Dans la salle de bains, les robinets de douche ou de lavabo utilisent un système par injection d’air : pour un même jet, cela permet de consommer moins d’eau. La chasse au gaspi est organisée jusque dans les toilettes, où les chasses d’eau relâchent 2 à 4 litres selon les besoins. « Dans un appartement, entre un cinquième et un tiers de la consommation en eau part dans les toilettes », détaille le Centre d’information sur l’eau (Cieau). A BedZed, cette eau vient du ciel ou... des toilettes elles-mêmes, après traitement par une « machine vivante » : sept bassins reliés entre eux, bourrés de microbes et de plantes qui épurent les eaux usées des habitants. Une partie des toits est en outre recouverte de sedum, plante grasse qui absorbe beaucoup d’eau. « Sa présence améliore la biodiversité du lotissement », précise Angela. Une dizaine d’espèces d’araignées y ont élu domicile. BedZed n’accorde qu’une place restreinte à l’automobile. Dans un lotissement classique, les 82 appartements et quelques bureaux auraient entraîné la construction de 160 places de parking, mais à Beddington on a préféré réduire la dépendance à la voiture et privilégier les espaces verts. Une centaine de places de parking seulement ont été construites, et un système de partage des véhicules organisé.
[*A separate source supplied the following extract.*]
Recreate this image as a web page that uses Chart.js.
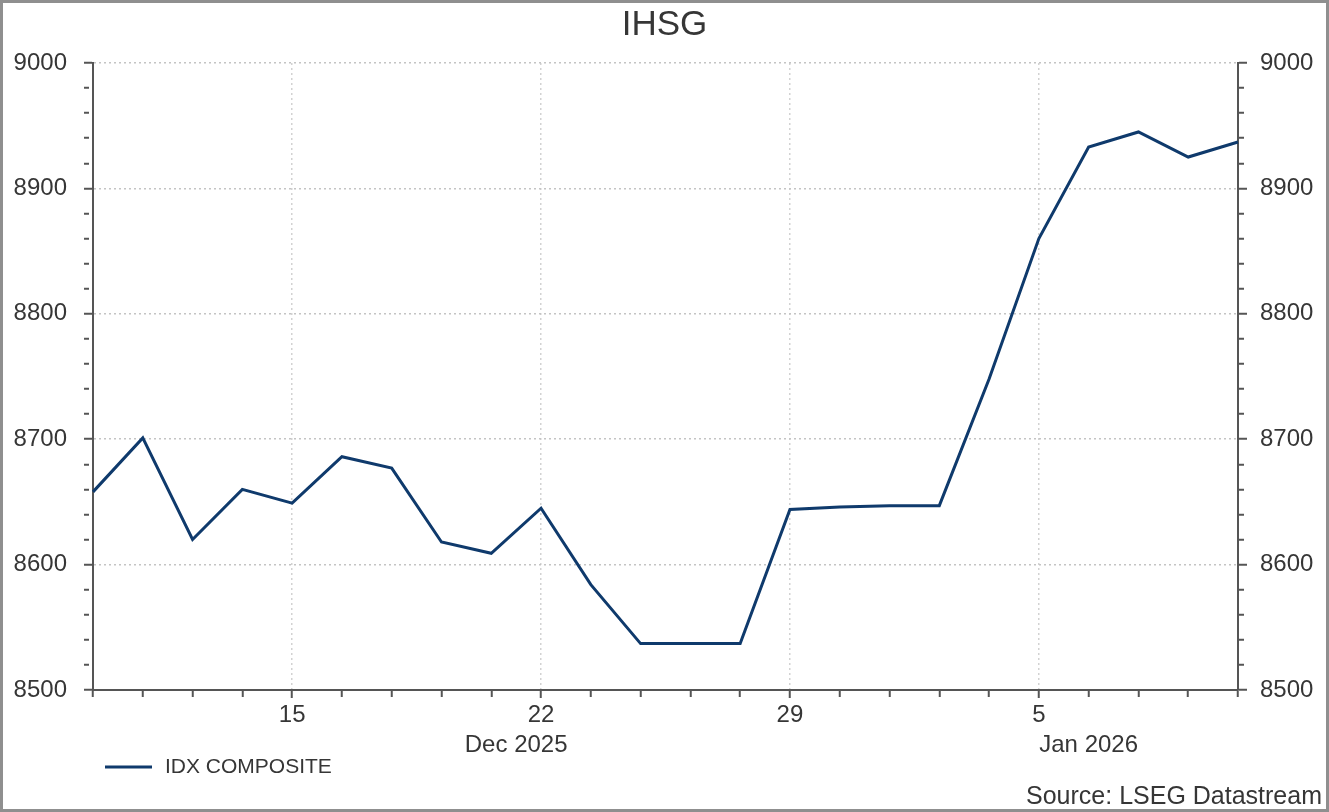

Trois, dont deux électriques, sont à la disposition de tous, via un système de réservation centralisé.

Rayonnement médiatique

Le concept BedZed peut-il essaimer hors du Royaume-Uni ? Le cabinet d’architectes Bill Dunster en est si convaincu qu’il décline désormais à l’envi le concept Zed (en maison individuelle ou en grand ensemble) sur tous les continents, de la Chine, où un complexe d’immeubles est à l’étude, à l’Australie... Les concepteurs avouent un surcoût de 30 % à la construction. Mais les investissements sont rentabilisés assez vite, assurent-ils : au bout de douze ans, par exemple, pour le photovoltaïque. « Il faut aussi savoir que les gens sont prêts à débourser un peu plus pour vivre dans un système qui diminue leur empreinte écologique », tempère Leigh Bowen. Sans compter le rayonnement médiatique que le projet a apporté à Beddington auprès des urbanistes et des collectivités du monde entier. Pour les Amis de l’Ecozac, BedZed est un modèle dont on devrait s’inspirer pour toutes les nouvelles constructions urbaines. « Mais les instances décisionnaires en France ne connaissent pas forcément l’existence de ces solutions exemplaires », déplore Philippe Bovet. Pour ce journaliste, « notre rôle est de prendre le politique au mot ». La mairie du XIIIe s’est engagée à assurer un développement durable, et tout le monde se gargarise du concept. La ZAC de Rungis pourrait être l’occasion de transformer ces voeux pieux en une réalisation concrète.